GOP attempts to roll back the Dodd-Frank Act under the guise of job creation continue.
Rep. Scott Garrett, R-N.J., chairman of the House Financial Services Subcommittee on Capital Markets and Government Sponsored Enterprises, plans to hold a hearing on Wednesday, March 16, on “Legislative Proposals to Promote Job Creation, Capital Formation, and Market Certainty,” to examine five draft bills—four of which would amend or repeal provisions of the Dodd-Frank Act.
The four draft bills are: The Small Business Capital Access and Job Preservation Act; The Business Risk Mitigation and Price Stabilization Act of 2011; The Burdensome Data Collection Relief Act; The Asset-Backed Market Stabilization Act of 2011.

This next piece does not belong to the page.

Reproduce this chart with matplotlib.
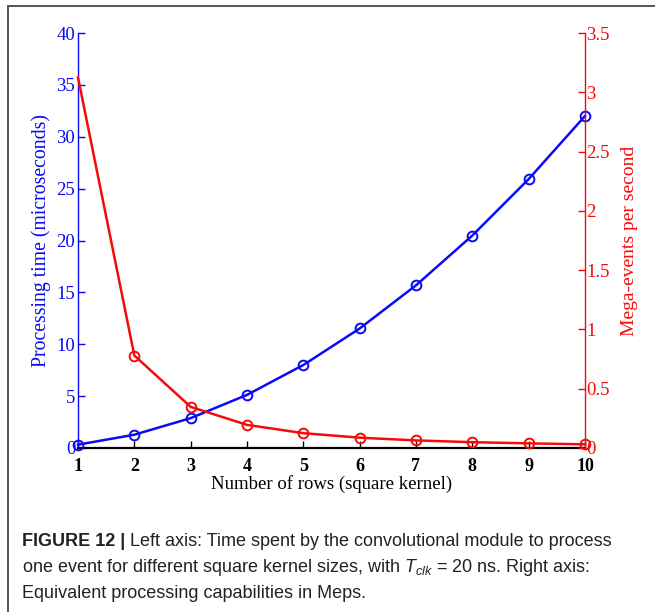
import matplotlib as mpl
import matplotlib.pyplot as plt
from matplotlib.patches import Rectangle

mpl.rcParams.update(
    {
        "font.family": "serif",
        "font.serif": ["Liberation Serif", "DejaVu Serif"],
        "mathtext.fontset": "custom",
        "mathtext.rm": "Liberation Sans",
        "mathtext.it": "Liberation Sans:italic",
        "figure.facecolor": "white",
    }
)

rows = [1, 2, 3, 4, 5, 6, 7, 8, 9, 10]
time_us = [0.32, 1.28, 2.88, 5.12, 8.0, 11.52, 15.68, 20.48, 25.92, 32.0]
meps = [3.125, 0.78, 0.347, 0.195, 0.125, 0.087, 0.064, 0.049, 0.039, 0.031]

left_ticks = [0, 5, 10, 15, 20, 25, 30, 35, 40]
right_ticks = [0, 0.5, 1, 1.5, 2, 2.5, 3, 3.5]
right_labels = ["0", "0.5", "1", "1.5", "2", "2.5", "3", "3.5"]

blue = "#0a0af5"
red = "#f50a0a"

fig = plt.figure(figsize=(6.55, 6.12), dpi=100)

# outer frame of the figure panel
fig.add_artist(
    Rectangle(
        (8 / 655, -0.1), 1.2, 1 - 6 / 612 + 0.1,
        transform=fig.transFigure, facecolor="none",
        edgecolor="#555555", linewidth=1.4,
    )
)

ax = fig.add_axes([78 / 655, 1 - 448 / 612, 507 / 655, 415 / 612])
ax2 = ax.twinx()

ax.plot(rows, time_us, color=blue, linewidth=1.8, marker="o",
        markersize=7, markerfacecolor="none", markeredgewidth=1.4,
        clip_on=False, zorder=3)
ax2.plot(rows, meps, color=red, linewidth=1.8, marker="o",
         markersize=7, markerfacecolor="none", markeredgewidth=1.4,
         markevery=list(range(1, 10)), clip_on=False, zorder=3)

ax.set_xlim(1, 10)
ax.set_ylim(0, 40)
ax2.set_ylim(0, 3.5)
ax.set_xticks(rows)
ax.set_yticks(left_ticks)
ax2.set_yticks(right_ticks)
ax2.set_yticklabels(right_labels)

for a in (ax, ax2):
    a.spines["top"].set_visible(False)
    a.patch.set_visible(False)
ax.spines["right"].set_visible(False)
ax2.spines["left"].set_visible(False)
ax2.spines["bottom"].set_visible(False)
ax.spines["left"].set_color(blue)
ax.spines["left"].set_linewidth(1.0)
ax.spines["bottom"].set_color("black")
ax.spines["bottom"].set_linewidth(1.6)
ax2.spines["right"].set_color(red)
ax2.spines["right"].set_linewidth(1.0)

ax.tick_params(axis="y", direction="in", colors=blue, labelsize=13.5,
               length=5, width=1.0, pad=2)
ax2.tick_params(axis="y", direction="in", colors=red, labelsize=13.5,
                length=5, width=1.0, pad=1)
ax.tick_params(axis="x", direction="in", colors="black", labelsize=13,
               length=5, width=1.0, pad=7)
for lbl in ax.get_xticklabels():
    lbl.set_fontweight("bold")

ax.set_ylabel("Processing time (microseconds)", color=blue, fontsize=14.2,
              labelpad=4)
ax2.set_ylabel("Mega-events per second", color=red, fontsize=14,
               labelpad=8)
ax.set_xlabel("Number of rows (square kernel)", color="black", fontsize=13.5,
              labelpad=0)

# caption
cap_kw = dict(family="Liberation Sans", fontsize=13.0, color="#222222",
              va="baseline", ha="left")
x0 = 22 / 655
bold = fig.text(x0, 1 - 546 / 612, "FIGURE 12 | ", fontweight="bold", **cap_kw)
renderer = fig.canvas.get_renderer()
bb = bold.get_window_extent(renderer=renderer)
fig.text(bb.x1 / fig.bbox.width, 1 - 546 / 612,
         "Left axis: Time spent by the convolutional module to process",
         **cap_kw)
fig.text(x0, 1 - 572 / 612,
         r"one event for different square kernel sizes, with $T_{clk}$ = 20 ns. Right axis:",
         **cap_kw)
fig.text(x0, 1 - 598 / 612, "Equivalent processing capabilities in Meps.",
         **cap_kw)

fig.savefig("out.png", dpi=100)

The fifth bill to be discussed on Wednesday is The Small Company Formation Act of 2011, which would update an existing Securities and Exchange Commission (SEC) rule “to better promote capital formation.” According to a memorandum distributed to Committee staffers on Tuesday and obtained by AdvisorOne, this draft legislation would increase the offering threshold for companies exempted from SEC registration under SEC Regulation A from $5 million—the threshold set in the early 1990s—to $50 million. The bill also requires the SEC to re-examine the threshold every two years and report to Congress on decisions regarding the adjustment of the threshold. The bill also would provide the SEC with the authority to increase the threshold.
The first draft bill, the Small Business Capital Access and Job Preservation Act, seeks to halt the registration of private investment funds with the SEC. Dodd-Frank amended the Investment Adviser Act of 1940 to require most advisors to private investment funds to register with the SEC. But the draft legislation argues that because private equity funds “are not a source of systemic risk, subjecting their advisers to [SEC] registration requirements imposes a burden on them while doing nothing to make the financial system more stable or less risky.”
Moreover, the bill says that “given the costs of registration and ongoing compliance, subjecting private equity advisers to these registration requirements diverts capital, time, and effort from activities that result in job creation.”